Разговор с Наоми наполнил меня радостью и энтузиазмом. Я абсолютно потеряла чувство времени и опоздала на следующую встречу — сейчас из-за моего диабета с этим шутить не стоит (принимать пищу надо строго по расписанию!). Наоми сказала, что чувствовала ровно то же, что и мы с Вики, но когда получила материалы из «Общества здоровья», то почувствовала: что-то тут не так, чего-то не хватает, что-то делается не так, как мы считаем правильным.
Я сказала ей, что мы это понимаем, что мы немного иначе расставляем акценты, чем у Гарольда. Наш подход — более женский, и мы делаем больший акцент на качестве жизни в целом во время процесса лечения. Мы не собираемся провоцировать у людей чувство провала или поражения, если они не излечиваются от рака, — именно в этом оборотная сторона подхода в центре Гарольда. Когда Вики показывала эти материалы своим друзьям на ретрите у Стивена Левина [75] Стивен Левин — американский духовный учитель, писатель. В 1980 г. Левин и его супруга Ондри стали сопредседателями проекта по работе с умирающими в организации «Хануман» и начали проводить учебные семинары, оказывая поддержку смертельно больным людям, которые глубоко переживали потерю близких. На русском языке была издана его книга «Кто умирает?» (С. Левин. Кто умирает? Исследование проблем осознанной жизни и осознанной смерти. К.: «София», 1996). — Прим. отв. ред.

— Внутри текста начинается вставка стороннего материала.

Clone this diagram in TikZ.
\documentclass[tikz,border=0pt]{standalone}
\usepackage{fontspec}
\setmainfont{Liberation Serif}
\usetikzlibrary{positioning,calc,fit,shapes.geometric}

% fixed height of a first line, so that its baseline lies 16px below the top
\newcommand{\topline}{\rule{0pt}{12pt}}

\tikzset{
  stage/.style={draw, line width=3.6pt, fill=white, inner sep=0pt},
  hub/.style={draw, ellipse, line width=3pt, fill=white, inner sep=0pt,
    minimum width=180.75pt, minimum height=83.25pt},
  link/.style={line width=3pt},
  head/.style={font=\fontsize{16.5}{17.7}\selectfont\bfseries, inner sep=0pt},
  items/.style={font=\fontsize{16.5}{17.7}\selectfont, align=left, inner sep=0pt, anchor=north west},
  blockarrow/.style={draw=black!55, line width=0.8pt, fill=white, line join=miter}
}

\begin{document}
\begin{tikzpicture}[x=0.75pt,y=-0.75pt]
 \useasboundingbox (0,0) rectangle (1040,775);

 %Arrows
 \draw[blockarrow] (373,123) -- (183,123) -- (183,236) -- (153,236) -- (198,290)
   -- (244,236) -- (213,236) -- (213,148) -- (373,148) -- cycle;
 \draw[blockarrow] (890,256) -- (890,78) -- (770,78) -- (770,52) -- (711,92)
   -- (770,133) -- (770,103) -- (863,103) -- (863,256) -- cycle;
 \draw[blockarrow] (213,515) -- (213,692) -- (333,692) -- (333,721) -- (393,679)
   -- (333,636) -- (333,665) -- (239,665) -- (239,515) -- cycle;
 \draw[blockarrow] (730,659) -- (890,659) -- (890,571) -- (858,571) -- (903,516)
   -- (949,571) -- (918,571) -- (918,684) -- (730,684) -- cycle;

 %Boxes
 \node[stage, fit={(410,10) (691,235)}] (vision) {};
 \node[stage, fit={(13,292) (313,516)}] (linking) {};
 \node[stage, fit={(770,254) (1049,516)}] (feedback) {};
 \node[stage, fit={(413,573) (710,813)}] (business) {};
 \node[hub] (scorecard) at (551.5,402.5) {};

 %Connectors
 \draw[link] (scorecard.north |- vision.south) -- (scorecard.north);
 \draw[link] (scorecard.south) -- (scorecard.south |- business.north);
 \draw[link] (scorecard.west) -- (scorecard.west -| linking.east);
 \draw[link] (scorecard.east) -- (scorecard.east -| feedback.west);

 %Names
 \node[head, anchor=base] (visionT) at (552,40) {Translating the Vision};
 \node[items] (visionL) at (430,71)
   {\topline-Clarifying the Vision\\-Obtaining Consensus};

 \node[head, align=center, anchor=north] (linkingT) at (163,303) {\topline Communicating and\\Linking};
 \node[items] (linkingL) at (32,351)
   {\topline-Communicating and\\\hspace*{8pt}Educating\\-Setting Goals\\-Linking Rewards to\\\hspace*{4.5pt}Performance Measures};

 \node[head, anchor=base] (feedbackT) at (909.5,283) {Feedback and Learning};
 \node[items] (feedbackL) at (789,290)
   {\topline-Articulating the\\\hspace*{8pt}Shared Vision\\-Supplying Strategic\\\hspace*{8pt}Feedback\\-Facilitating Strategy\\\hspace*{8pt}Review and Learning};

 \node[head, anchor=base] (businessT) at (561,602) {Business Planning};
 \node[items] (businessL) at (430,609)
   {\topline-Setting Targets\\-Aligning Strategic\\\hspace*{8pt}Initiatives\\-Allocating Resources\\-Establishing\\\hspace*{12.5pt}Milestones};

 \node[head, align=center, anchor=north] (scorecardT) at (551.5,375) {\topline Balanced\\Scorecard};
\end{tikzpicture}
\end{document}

, общая реакция была примерно такой: «Боюсь, что мне не нравится тон, которым это написано»; «А можно туда приходить, если ты не вылечился от рака?»; «А если бы мне показалось, что я смирилась с раком, перестала с ним бороться, я бы туда смогла вписаться?» После чтения материалов у Наоми сложилось впечатление, что недуг — это что-то дурное, что-то, с чем надо бороться, и если ты не выиграл в этой борьбе — значит, потерпел провал. Для нее же (а она с детства страдает болезнью Крона), с недугом надо учиться жить и учиться у него.
Я сама онкобольная и понимаю: хоть рак часто и считают хроническим заболеванием (вспомнить хотя бы неразбериху насчет того, когда и при каких условиях можно считать, что больной вылечился), но обычно другие люди хотят услышать от тебя, что ты вылечился. Они не хотят, чтобы ты говорил так же осторожно и взвешенно, как говорят врачи: мол, сейчас никаких признаков болезни нет, результаты анализов хорошие, но в случае с раком, разумеется, нельзя быть ни в чем уверенным, можно только надеяться. Нет, они хотят слышать, что с ним покончено, что ты чувствуешь себя прекрасно, так что они могут спокойно продолжать жить своей жизнью и больше за тебя не беспокоиться: чудовищ, притаившихся в кустах, больше нет! Отчасти в этом состоит подход в центре у Гарольда — тут-то и кроется разница между тем, что делает он, и тем, что собираемся делать мы — люди, сами больные раком и потому осознающие, насколько это коварная болезнь. Мы решили: хотя мы от всей души желаем центру Гарольда успехов, наш центр не будет организационно связан с ним.
Разговор с Наоми дал толчок другим мыслям, которые я в тот момент еще не отследила. Они появились из-за странного сочетания впечатлений от нее самой — такой красивой, бодрой, энергичной и при этом страдающей серьезным заболеванием — и работы с группой женщин, больных раком груди. Я сомневалась, стоит ли мне заниматься работой с онко- больными, — отчасти из страха все время помнить о вероятных перспективах всех раковых пациентов, но также просто из-за того, что у них рак, которого уже и без того много и в моей жизни, и в моем сознании.
Прошло несколько дней, и я поняла, что причина этого страха в том, что рак и его возможные чудовищные последствия заслонили от меня обычных живых людей. В первую очередь — это люди. Иногда за весь вечер мы ни разу не вспоминали о раке; он возникал в наших разговорах только от случая к случаю. Это были люди, озабоченные своей жизнью, своими горестями и радостями, своей любовью, детьми и только иногда в определенный момент времени — раком. Я поняла: мои сомнения приходили потому, что на каком-то уровне я считала, что мне предстоит работать в первую очередь с раковыми пациентами, а потом уже с людьми, а не с людьми, которые в этот момент времени являются пациентами. Похоже, здесь проявилась часть моего собственного постепенного, шаг за шагом, движения прочь от болезни — назад, в обычную жизнь. Я хочу работать с людьми, идущими по направлению к нормальной жизни, пусть даже и в разгар раковой болезни. Это тоже кажется мне частью того же переворота, умения просто быть, болея раком, — хотя ты и пытаешься что-то делать с ним, понимая, как это важно. Просто быть с онкобольными. Людьми, а не набором частей тела, с которым надо что-то делать.